Le développement de l'agriculture biologique, souvent considérée comme une solution plus durable pour la production alimentaire, pourrait avoir des effets inattendus sur l'usage de pesticides dans les champs non biologiques voisins, selon une étude parue dans Science.
L'agriculture biologique utilise des méthodes de lutte naturelle contre les nuisibles, visant une culture plus respectueuse de l'environnement. Toutefois, cette nouvelle recherche souligne que l'expansion des terres cultivées biologiquement peut entraîner une augmentation de l'utilisation de pesticides dans les champs conventionnels avoisinants, réduisant certains avantages écologiques.
Des effets négatifs, comme l'augmentation de l'emploi de pesticides dans les champs conventionnels entourant les parcelles bio, ont été identifiés. Ces conséquences peuvent néanmoins être atténuées si les exploitations biologiques sont regroupées et séparées géographiquement des exploitations conventionnelles.
Ashley Larsen, de l'Université de Californie à Santa Barbara, et ses collègues ont analysé les données de quelque 14 000 champs dans le comté de Kern, en Californie, sur sept ans.
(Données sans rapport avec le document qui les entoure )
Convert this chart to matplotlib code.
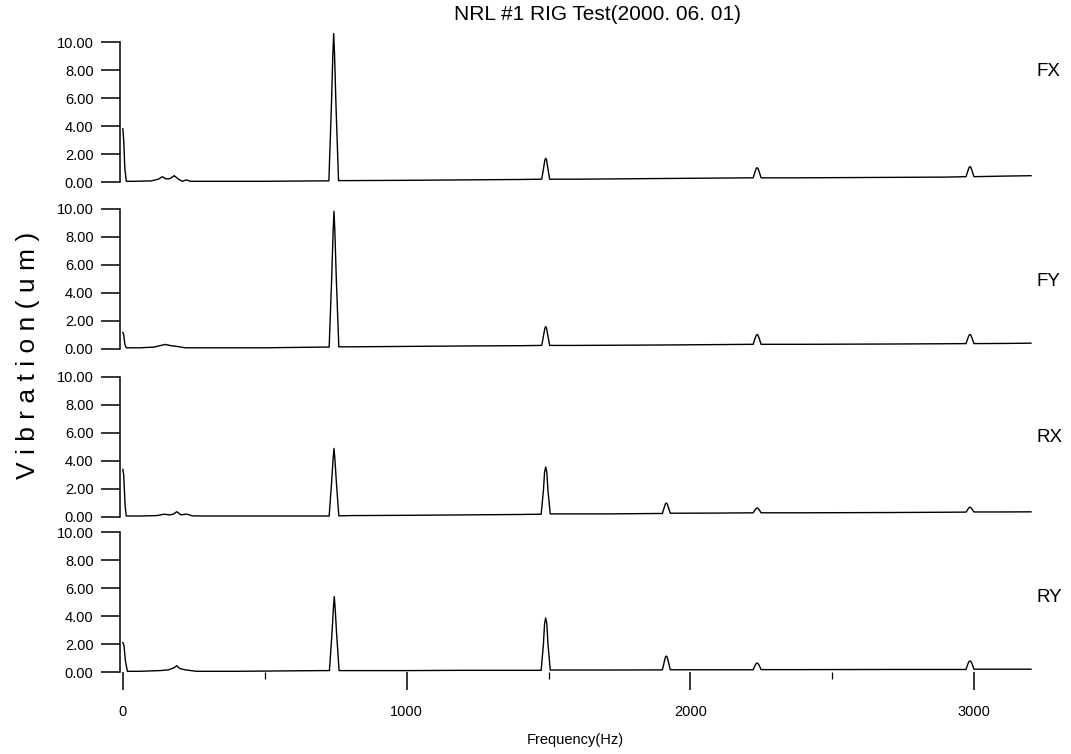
import matplotlib
matplotlib.use("Agg")
import matplotlib.pyplot as plt

plt.rcParams['font.family'] = ['Liberation Sans', 'DejaVu Sans']

title = "NRL #1 RIG Test(2000. 06. 01)"
xlabel = "Frequency(Hz)"
ylabel = "V i b r a t i o n ( u m )"
channels = ["FX", "FY", "RX", "RY"]
yticks = [0, 2, 4, 6, 8, 10]
xticks_major = [0, 1000, 2000, 3000]
xticks_minor = [500, 1500, 2500]

# ---- FX trace (Hz, um) ----
fx_freq = [0, 3, 7, 12, 40, 100, 125, 139, 152, 166, 181, 196, 210, 224, 238, 300, 500, 700,
           726, 735, 740, 743, 746, 751, 760,
           800, 1000, 1200, 1400,
           1476, 1483, 1487, 1490, 1493, 1497, 1504,
           1600, 1900, 2100,
           2221, 2228, 2232, 2235, 2238, 2242, 2249,
           2400, 2700, 2900,
           2971, 2978, 2982, 2985, 2988, 2992, 2999,
           3100, 3200]
fx_amp = [3.8, 3.0, 1.0, 0.05, 0.05, 0.08, 0.2, 0.38, 0.22, 0.24, 0.45, 0.2, 0.05, 0.15, 0.05, 0.05, 0.05, 0.08,
          0.08, 5.5, 9.1, 10.6, 9.1, 5.5, 0.1,
          0.1, 0.12, 0.15, 0.18,
          0.2, 1.05, 1.57, 1.7, 1.57, 1.05, 0.2,
          0.2, 0.25, 0.28,
          0.3, 0.75, 0.97, 1.02, 0.97, 0.75, 0.3,
          0.3, 0.33, 0.35,
          0.38, 0.82, 1.05, 1.1, 1.05, 0.82, 0.38,
          0.42, 0.45]

# ---- FY trace ----
fy_freq = [0, 3, 7, 12, 60, 110, 130, 150, 170, 190, 220, 300, 500, 700,
           727, 736, 741, 744, 747, 752, 761,
           800, 1000, 1200, 1400,
           1476, 1483, 1487, 1490, 1493, 1497, 1504,
           1600, 1900, 2100,
           2221, 2228, 2232, 2235, 2238, 2242, 2249,
           2400, 2700, 2900,
           2971, 2978, 2982, 2985, 2988, 2992, 2999,
           3100, 3200]
fy_amp = [1.15, 1.0, 0.3, 0.05, 0.05, 0.1, 0.2, 0.29, 0.2, 0.15, 0.05, 0.05, 0.05, 0.1,
          0.1, 5.1, 8.4, 9.8, 8.4, 5.1, 0.12,
          0.12, 0.15, 0.18, 0.2,
          0.22, 1.0, 1.45, 1.57, 1.45, 1.0, 0.22,
          0.22, 0.25, 0.28,
          0.3, 0.74, 0.95, 1.0, 0.95, 0.74, 0.3,
          0.3, 0.32, 0.34,
          0.35, 0.76, 0.96, 1.0, 0.96, 0.76, 0.35,
          0.36, 0.38]

# ---- RX trace ----
rx_freq = [0, 3, 8, 12, 60, 120, 146, 165, 178, 190, 205, 225, 245, 300, 500, 700,
           727, 736, 741, 744, 747, 752, 761,
           800, 1000, 1200, 1400,
           1474, 1482, 1486, 1490, 1494, 1498, 1506,
           1700, 1880,
           1901, 1908, 1912, 1915, 1918, 1922, 1929,
           2100,
           2221, 2228, 2232, 2235, 2238, 2242, 2249,
           2400, 2700, 2900,
           2971, 2978, 2982, 2985, 2988, 2992, 2999,
           3100, 3200]
rx_amp = [3.4, 3.0, 0.8, 0.07, 0.07, 0.1, 0.2, 0.15, 0.2, 0.38, 0.15, 0.21, 0.08, 0.07, 0.07, 0.07,
          0.07, 2.6, 4.2, 4.9, 4.2, 2.6, 0.08,
          0.1, 0.12, 0.15, 0.18,
          0.2, 1.9, 3.2, 3.57, 3.2, 1.9, 0.22,
          0.22, 0.25,
          0.25, 0.7, 0.95, 1.0, 0.95, 0.7, 0.27,
          0.28,
          0.3, 0.52, 0.62, 0.64, 0.62, 0.52, 0.3,
          0.3, 0.32, 0.34,
          0.35, 0.56, 0.68, 0.7, 0.68, 0.56, 0.36,
          0.36, 0.37]

# ---- RY trace ----
ry_freq = [0, 4, 9, 16, 60, 130, 160, 180, 190, 200, 220, 260, 400, 700,
           728, 737, 742, 745, 748, 753, 762,
           800, 1000, 1200, 1400,
           1474, 1482, 1486, 1490, 1494, 1498, 1506,
           1700, 1880,
           1901, 1908, 1912, 1915, 1918, 1922, 1929,
           2100,
           2221, 2228, 2232, 2235, 2238, 2242, 2249,
           2400, 2700, 2900,
           2971, 2978, 2982, 2985, 2988, 2992, 2999,
           3100, 3200]
ry_amp = [2.1, 1.9, 0.8, 0.05, 0.05, 0.1, 0.15, 0.3, 0.45, 0.25, 0.15, 0.05, 0.05, 0.1,
          0.1, 2.8, 4.6, 5.38, 4.6, 2.8, 0.1,
          0.1, 0.1, 0.12, 0.12,
          0.12, 2.0, 3.45, 3.86, 3.45, 2.0, 0.14,
          0.14, 0.15,
          0.15, 0.75, 1.07, 1.14, 1.07, 0.75, 0.16,
          0.16,
          0.16, 0.48, 0.61, 0.64, 0.61, 0.48, 0.17,
          0.17, 0.18, 0.18,
          0.18, 0.6, 0.76, 0.79, 0.76, 0.6, 0.2,
          0.2, 0.2]

series = [(fx_freq, fx_amp), (fy_freq, fy_amp), (rx_freq, rx_amp), (ry_freq, ry_amp)]

W, H = 1071, 754
fig = plt.figure(figsize=(W / 100, H / 100), dpi=100)

# pixel rows of y=10 and y=0 for each panel
panel_px = [(42, 182), (208.5, 348.5), (377, 517), (532, 672)]
left_px, right_px = 120, 1031
label_y_px = [72, 282, 437, 597]

for i, ((top, bot), (fq, am)) in enumerate(zip(panel_px, series)):
    ax = fig.add_axes([left_px / W, 1 - bot / H, (right_px - left_px) / W, (bot - top) / H])
    ax.plot(fq, am, color='black', lw=1.0, clip_on=False)
    ax.set_xlim(-10, 3200)
    ax.set_ylim(0, 10)
    ax.set_yticks(yticks)
    ax.set_yticklabels([f"{v:.2f}" for v in yticks])
    for s in ['top', 'right', 'bottom']:
        ax.spines[s].set_visible(False)
    ax.spines['left'].set_linewidth(1.1)
    ax.tick_params(axis='y', direction='out', length=14, width=1.1, labelsize=10.5, pad=5)
    if i < 3:
        ax.tick_params(axis='x', bottom=False, labelbottom=False)
    else:
        ax.set_xticks(xticks_major)
        ax.set_xticks(xticks_minor, minor=True)
        ax.tick_params(axis='x', which='major', direction='out', length=13, width=1.1,
                       labelsize=10.5, pad=11)
        ax.tick_params(axis='x', which='minor', direction='out', length=5, width=0.9)
        ax.set_xlabel(xlabel, fontsize=10.5, labelpad=10)
    ax.patch.set_alpha(0)
    fig.text(1036 / W, 1 - label_y_px[i] / H, channels[i], fontsize=13.5,
             ha='left', va='center')

fig.text(598 / W, 1 - 15 / H, title, fontsize=15, ha='center', va='center')
fig.text(28 / W, 1 - 355 / H, ylabel, fontsize=19, rotation=90, ha='center', va='center')

fig.savefig("out.png", dpi=100)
Cette région, productrice de cultures à haute valeur comme les raisins, les pastèques, les agrumes, les tomates et les pommes de terre, figure parmi les zones agricoles les plus précieuses des États-Unis.
L'équipe a croisé des cartes numérisées des champs et des cultures qui y sont cultivées avec les registres des applications de pesticides et les certifications biologiques des terrains. Il en ressort que la proximité des champs biologiques conduit à une augmentation de l'utilisation des pesticides sur les terrains conventionnels voisins, mais aussi à une réduction significative sur les champs biologiques à proximité, l'effet étant principalement observé avec les insecticides.
Les chercheurs ont également découvert que les champs conventionnels plus éloignés des exploitations biologiques présentaient des niveaux inférieurs de pesticides. Une solution pour remédier totalement à la situation serait de regrouper les champs biologiques, selon une analyse moins détaillée effectuée également au niveau national par les chercheurs.
L'augmentation des terres cultivées biologiques environnantes entraîne une augmentation de l'utilisation de pesticides dans les champs conventionnels et une diminution dans les champs biologiques.
Erik Lichtenberg, de l'Université du Maryland, commentant cette étude, souligne que les décisions des agriculteurs concernant les pesticides sont influencées par la présence de champs biologiques à proximité, bien que les raisons précises restent à clarifier. Les valeurs des cultures, leur susceptibilité aux nuisibles et la tolérance au risque des agriculteurs jouent vraisemblablement tous un rôle.
Ces résultats mettent en lumière la nécessité d'une meilleure compréhension des interactions entre l'agriculture biologique et conventionnelle, ainsi que l'importance de la recherche pour une coexistence plus harmonieuse et durable des deux pratiques.